##### Task material #####
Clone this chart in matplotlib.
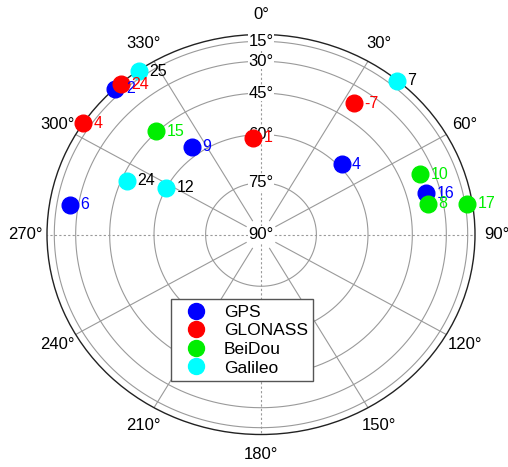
import numpy as np
import matplotlib
matplotlib.use("Agg")
import matplotlib.pyplot as plt
from matplotlib.lines import Line2D

plt.rcParams['font.family'] = ['Liberation Sans', 'DejaVu Sans']

# Satellite sky positions: azimuth (deg, clockwise from north), elevation (deg)
gps_prn = [2, 9, 6, 4, 16]
gps_az = [317.0, 323.6, 279.4, 47.0, 75.0]
gps_el = [4.0, 57.0, 25.0, 59.0, 37.0]

glonass_prn = [24, 4, 1, -7]
glonass_az = [319.0, 303.8, 355.6, 33.5]
glonass_el = [5.0, 2.0, 61.0, 38.0]

beidou_prn = [15, 10, 8, 17]
beidou_az = [316.5, 67.9, 78.9, 81.0]
beidou_el = [44.5, 36.7, 37.4, 12.8]

galileo_prn = [25, 24, 12, 7]
galileo_az = [325.0, 293.1, 297.9, 39.6]
galileo_el = [4.0, 47.0, 60.0, 4.5]

systems = ["GPS", "GLONASS", "BeiDou", "Galileo"]
marker_colors = ["#0000ff", "#ff0000", "#00ee00", "#00ffff"]
text_colors = ["#0000ff", "#ff0000", "#00ee00", "#000000"]

elev_rings = [15, 30, 45, 60, 75]
elev_labels = [15, 30, 45, 60, 75, 90]
az_ticks = list(range(0, 360, 30))

fig = plt.figure(figsize=(5.08, 4.67), dpi=100)
ax = fig.add_axes([47 / 508, 32.5 / 467, 428 / 508, 400 / 467], projection='polar')
ax.set_aspect('auto')
ax.set_theta_zero_location('N')
ax.set_theta_direction(-1)
ax.set_ylim(0, 1)
ax.set_xticks([])
ax.set_yticks([])
ax.grid(False)
ax.spines['polar'].set_color('#222222')
ax.spines['polar'].set_linewidth(1.0)


def rad(el):
    # orthographic projection of elevation onto the sky disc
    return np.cos(np.deg2rad(el))


grid_col = '#9a9a9a'
theta_full = np.linspace(0, 2 * np.pi, 400)
for el in elev_rings:
    ax.plot(theta_full, np.full_like(theta_full, rad(el)), color=grid_col,
            lw=0.8, zorder=1)

for az in az_ticks:
    t = np.deg2rad(az)
    if az % 90 == 0:
        ax.plot([t, t], [0, 1], color=grid_col, lw=0.8, ls=(0, (2, 2)), zorder=1)
    else:
        ax.plot([t, t], [0.08, 1], color=grid_col, lw=0.8, zorder=1)
    ax.text(t, 1.10, f"{az}°", ha='center', va='center', fontsize=12,
            clip_on=False)

for el in elev_labels:
    ax.text(0, rad(el), f"{el}°", ha='center', va='center', fontsize=12,
            zorder=3, bbox=dict(facecolor='white', edgecolor='none', pad=0.5))

data = [
    (gps_prn, gps_az, gps_el),
    (glonass_prn, glonass_az, glonass_el),
    (beidou_prn, beidou_az, beidou_el),
    (galileo_prn, galileo_az, galileo_el),
]

handles = []
for (prn, az, el), name, mc, tc in zip(data, systems, marker_colors, text_colors):
    th = np.deg2rad(az)
    r = rad(np.array(el))
    ax.plot(th, r, 'o', ms=12, color=mc, mec=mc, zorder=4, clip_on=False)
    for p, t_, r_ in zip(prn, th, r):
        ax.annotate(str(p), (t_, r_), xytext=(7.5, 0), textcoords='offset points',
                    ha='left', va='center', fontsize=11.5, color=tc, zorder=5,
                    annotation_clip=False)
    handles.append(Line2D([], [], marker='o', ls='none', ms=11.5, color=mc, mec=mc,
                          label=name))

leg = fig.legend(handles=handles, loc='center', bbox_to_anchor=(242 / 508, 1 - 340 / 467),
                 fontsize=12.5, frameon=True, fancybox=False, framealpha=1,
                 edgecolor='#555555', borderpad=0.3, labelspacing=0.2,
                 handlelength=2.3, handletextpad=0.45)
leg.get_frame().set_linewidth(1.0)

fig.savefig("out.png", dpi=100)
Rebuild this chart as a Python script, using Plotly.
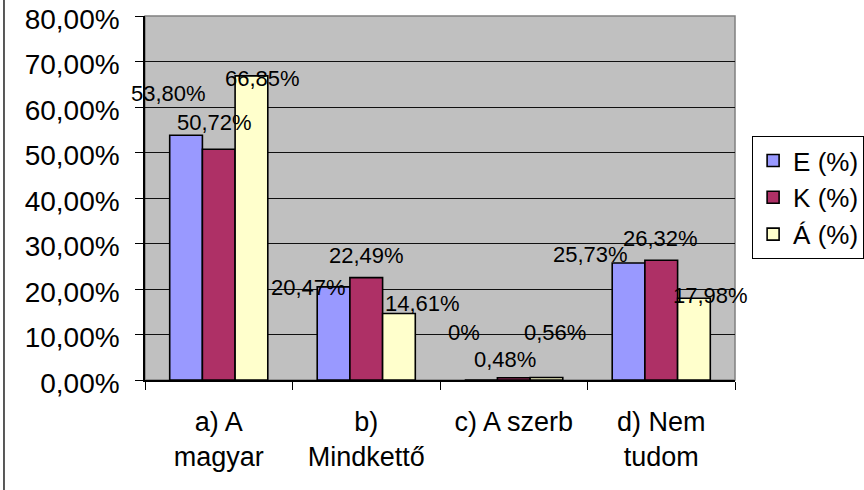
import plotly.graph_objects as go

categories = ["a) A<br>magyar", "b)<br>Mindkettő", "c) A szerb", "d) Nem<br>tudom"]
series_names = ["E (%)", "K (%)", "Á (%)"]
e_values = [53.80, 20.47, 0.0, 25.73]
k_values = [50.72, 22.49, 0.48, 26.32]
a_values = [66.85, 14.61, 0.56, 17.98]
y_tick_values = [0, 0.1, 0.2, 0.3, 0.4, 0.5, 0.6, 0.7, 0.8]

colors = ["#9999FF", "#AE3066", "#FFFFCC"]
FONT = "Liberation Sans, Arial, sans-serif"

# label pixel offsets (x, y-up) relative to each bar's top centre, per series, per category
label_dx = [[-18, -25.5, -17, -38.5], [-4, 0, -9, -1], [11.5, 24, 8.5, 17]]
label_dy = [[42, -1, 48, 8], [27, 22, 18, 22], [-3, 10, 45, 3]]

all_values = [e_values, k_values, a_values]

fig = go.Figure()
for j, (name, vals) in enumerate(zip(series_names, all_values)):
    fig.add_trace(go.Bar(
        x=categories, y=[v / 100 for v in vals], name=name,
        legendgroup=name,
        marker=dict(color=colors[j], line=dict(color="black", width=1.6)),
    ))

def fmt(v):
    if v == 0:
        return "0%"
    return f"{v:.2f}".replace(".", ",") + "%"

bar_off = 0.2217
annotations = []
for j, vals in enumerate(all_values):
    for i, v in enumerate(vals):
        annotations.append(dict(
            x=i + (j - 1) * bar_off, y=v / 100, xref="x", yref="y",
            text=fmt(v), showarrow=False, xanchor="center", yanchor="middle",
            xshift=label_dx[j][i], yshift=label_dy[j][i],
            font=dict(family=FONT, size=22, color="black"),
        ))

fig.update_layout(
    width=864, height=490,
    margin=dict(l=145, r=129, t=16, b=110, autoexpand=False),
    paper_bgcolor="white", plot_bgcolor="#C0C0C0",
    separators=", ",
    barmode="group", bargap=0.335, bargroupgap=0,
    font=dict(family=FONT, size=27, color="black"),
    annotations=annotations,
    legend=dict(
        x=1.029, y=0.670, xanchor="left", yanchor="top",
        xref="paper", yref="paper",
        bordercolor="black", borderwidth=1, bgcolor="white",
        font=dict(family=FONT, size=26, color="black"),
        tracegroupgap=10, traceorder="normal",
    ),
    shapes=[
        dict(type="rect", xref="paper", yref="paper", x0=0, x1=1, y0=0, y1=1,
             line=dict(color="#808080", width=1.5), layer="below"),
        dict(type="line", xref="paper", yref="paper", x0=-0.2390, x1=-0.2390,
             y0=-0.31, y1=1.05, line=dict(color="#222222", width=1.5)),
    ],
)
fig.update_xaxes(
    type="category", range=[-0.5, 3.5], autorange=False,
    tickson="boundaries", ticks="outside", ticklen=8,
    tickcolor="black", tickwidth=1, showline=True, linecolor="black", linewidth=1.5,
    showgrid=False, ticklabelstandoff=17, automargin=False,
    tickfont=dict(family=FONT, size=27, color="black"),
)
fig.update_yaxes(
    range=[0, 0.8], tickvals=y_tick_values, tickformat=".2%",
    ticks="outside", ticklen=8, tickcolor="black", tickwidth=1,
    showline=True, linecolor="black", linewidth=1.5,
    showgrid=True, gridcolor="#101010", gridwidth=1.2, zeroline=False,
    ticklabelstandoff=10, automargin=False, ticklabelshift=3,
    ticklabeloverflow="allow",
    tickfont=dict(family=FONT, size=28, color="black"),
)

fig.write_html("out.html")
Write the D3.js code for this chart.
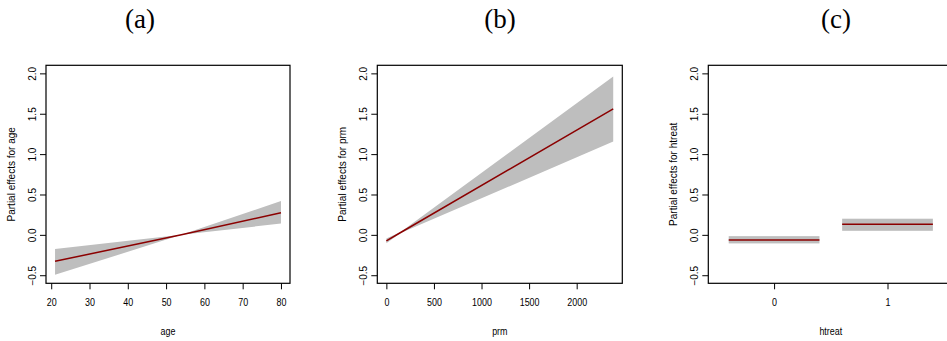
<!DOCTYPE html>
<html>
<head>
<meta charset="utf-8">
<script src="https://cdn.jsdelivr.net/npm/d3@7"></script>
<style>
  body { margin: 0; background: #fff; }
  svg { display: block; }
  text { font-family: "Liberation Sans", Arial, sans-serif; fill: #000; }
</style>
</head>
<body>
<svg id="chart" width="947" height="341"></svg>
<script>
// panel titles
const panelTitles = ["(a)", "(b)", "(c)"];
const varNames = ["age", "prm", "htreat"];

// y axis shared by all panels
const yTicks = [-0.5, 0.0, 0.5, 1.0, 1.5, 2.0];

// (a) age: fitted line and confidence band
const ageX = [21, 54, 80];
const ageFit = [-0.327, 0.0, 0.275];
const ageLower = [-0.495, 0.0, 0.14];
const ageUpper = [-0.176, 0.0, 0.418];
const ageTicks = [20, 30, 40, 50, 60, 70, 80];

// (b) prm
const prmX = [0, 150, 2384];
const prmFit = [-0.074, 0.029, 1.56];
const prmLower = [-0.105, 0.022, 1.155];
const prmUpper = [-0.045, 0.036, 1.96];
const prmTicks = [0, 500, 1000, 1500, 2000];

// (c) htreat, factor levels
const htreatLevels = [0, 1];
const htreatFit = [-0.065, 0.131];
const htreatLower = [-0.106, 0.05];
const htreatUpper = [-0.016, 0.2];

const svg = d3.select("#chart");
const plotTop = 65.3, plotH = 218;
const lefts = [46, 377.3, 708.3];
const widths = [244, 245, 245];
const titleX = [140, 500, 836];

const y = d3.scaleLinear().domain([-0.6, 2.1]).range([plotTop + plotH, plotTop]);

function pad(lo, hi) {
  const d = (hi - lo) * 0.04;
  return [lo - d, hi + d];
}

function drawFrame(i, x, xTicks, fmt) {
  const g = svg.append("g");
  const left = lefts[i], w = widths[i];

  // y axis, labels rotated like R's las = 0
  const ya = g.append("g").attr("transform", `translate(${left},0)`)
    .call(d3.axisLeft(y).tickValues(yTicks).tickSize(6).tickFormat(d3.format(".1f")));
  ya.select(".domain").remove();
  ya.selectAll("line").attr("stroke", "#000");
  ya.selectAll(".tick text")
    .attr("font-size", 10)
    .attr("x", 0).attr("y", 0).attr("dy", "0.35em")
    .attr("text-anchor", "middle")
    .attr("transform", "translate(-14,0) rotate(-90)")
    .text(d => d3.format(".1f")(d).replace("-", "\u2212"));

  // x axis
  const xa = g.append("g").attr("transform", `translate(0,${plotTop + plotH})`)
    .call(d3.axisBottom(x).tickValues(xTicks).tickSize(6).tickFormat(fmt));
  xa.select(".domain").remove();
  xa.selectAll("line").attr("stroke", "#000");
  xa.selectAll(".tick text").attr("font-size", 10.5).attr("y", 15)
    .attr("dy", "0.71em")
    .attr("transform", "scale(0.85,1)");

  // axis titles
  g.append("text")
    .attr("transform", `translate(${left - 31},${plotTop + plotH / 2}) rotate(-90)`)
    .attr("text-anchor", "middle").attr("font-size", 10)
    .text("Partial effects for " + varNames[i]);
  g.append("text")
    .attr("x", 0).attr("y", 0)
    .attr("text-anchor", "middle").attr("font-size", 10.5)
    .attr("transform", `translate(${left + w / 2},335) scale(0.85,1)`)
    .text(varNames[i]);

  // panel title
  svg.append("text")
    .attr("x", titleX[i]).attr("y", 28)
    .attr("text-anchor", "middle")
    .style("font-family", "'Liberation Serif', 'DejaVu Serif', serif")
    .attr("font-size", 27)
    .text(panelTitles[i]);

  return g;
}

function boxFrame(g, i) {
  g.append("rect")
    .attr("x", lefts[i]).attr("y", plotTop)
    .attr("width", widths[i]).attr("height", plotH)
    .attr("fill", "none").attr("stroke", "#000").attr("stroke-width", 1.2);
}

function continuousPanel(i, xs, fit, lo, hi, ticks) {
  const x = d3.scaleLinear().domain(pad(d3.min(xs), d3.max(xs)))
    .range([lefts[i], lefts[i] + widths[i]]);
  const g = drawFrame(i, x, ticks, d3.format("d"));
  const pts = xs.map((v, k) => ({ x: v, f: fit[k], lo: lo[k], hi: hi[k] }));
  g.append("path").datum(pts)
    .attr("fill", "#bebebe")
    .attr("d", d3.area().x(d => x(d.x)).y0(d => y(d.lo)).y1(d => y(d.hi)));
  g.append("path").datum(pts)
    .attr("fill", "none").attr("stroke", "#8b0000").attr("stroke-width", 1.5)
    .attr("d", d3.line().x(d => x(d.x)).y(d => y(d.f)));
  boxFrame(g, i);
}

function factorPanel(i) {
  const x = d3.scaleLinear().domain(pad(-0.5, 1.5))
    .range([lefts[i], lefts[i] + widths[i]]);
  const g = drawFrame(i, x, htreatLevels, d3.format("d"));
  htreatLevels.forEach((lv, k) => {
    g.append("rect")
      .attr("x", x(lv - 0.4)).attr("width", x(lv + 0.4) - x(lv - 0.4))
      .attr("y", y(htreatUpper[k])).attr("height", y(htreatLower[k]) - y(htreatUpper[k]))
      .attr("fill", "#bebebe");
    g.append("line")
      .attr("x1", x(lv - 0.4)).attr("x2", x(lv + 0.4))
      .attr("y1", y(htreatFit[k])).attr("y2", y(htreatFit[k]))
      .attr("stroke", "#8b0000").attr("stroke-width", 1.5);
  });
  boxFrame(g, i);
}

continuousPanel(0, ageX, ageFit, ageLower, ageUpper, ageTicks);
continuousPanel(1, prmX, prmFit, prmLower, prmUpper, prmTicks);
factorPanel(2);
</script>
</body>
</html>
#####
**Your objective:**
From the first line above to the line containing "ax.spines['polar'].set_linewidth(1.0)", repeat each line exactly. Pictures stay out.

**Exercise answer:**
Clone this chart in matplotlib.
import numpy as np
import matplotlib
matplotlib.use("Agg")
import matplotlib.pyplot as plt
from matplotlib.lines import Line2D

plt.rcParams['font.family'] = ['Liberation Sans', 'DejaVu Sans']

# Satellite sky positions: azimuth (deg, clockwise from north), elevation (deg)
gps_prn = [2, 9, 6, 4, 16]
gps_az = [317.0, 323.6, 279.4, 47.0, 75.0]
gps_el = [4.0, 57.0, 25.0, 59.0, 37.0]

glonass_prn = [24, 4, 1, -7]
glonass_az = [319.0, 303.8, 355.6, 33.5]
glonass_el = [5.0, 2.0, 61.0, 38.0]

beidou_prn = [15, 10, 8, 17]
beidou_az = [316.5, 67.9, 78.9, 81.0]
beidou_el = [44.5, 36.7, 37.4, 12.8]

galileo_prn = [25, 24, 12, 7]
galileo_az = [325.0, 293.1, 297.9, 39.6]
galileo_el = [4.0, 47.0, 60.0, 4.5]

systems = ["GPS", "GLONASS", "BeiDou", "Galileo"]
marker_colors = ["#0000ff", "#ff0000", "#00ee00", "#00ffff"]
text_colors = ["#0000ff", "#ff0000", "#00ee00", "#000000"]

elev_rings = [15, 30, 45, 60, 75]
elev_labels = [15, 30, 45, 60, 75, 90]
az_ticks = list(range(0, 360, 30))

fig = plt.figure(figsize=(5.08, 4.67), dpi=100)
ax = fig.add_axes([47 / 508, 32.5 / 467, 428 / 508, 400 / 467], projection='polar')
ax.set_aspect('auto')
ax.set_theta_zero_location('N')
ax.set_theta_direction(-1)
ax.set_ylim(0, 1)
ax.set_xticks([])
ax.set_yticks([])
ax.grid(False)
ax.spines['polar'].set_color('#222222')
ax.spines['polar'].set_linewidth(1.0)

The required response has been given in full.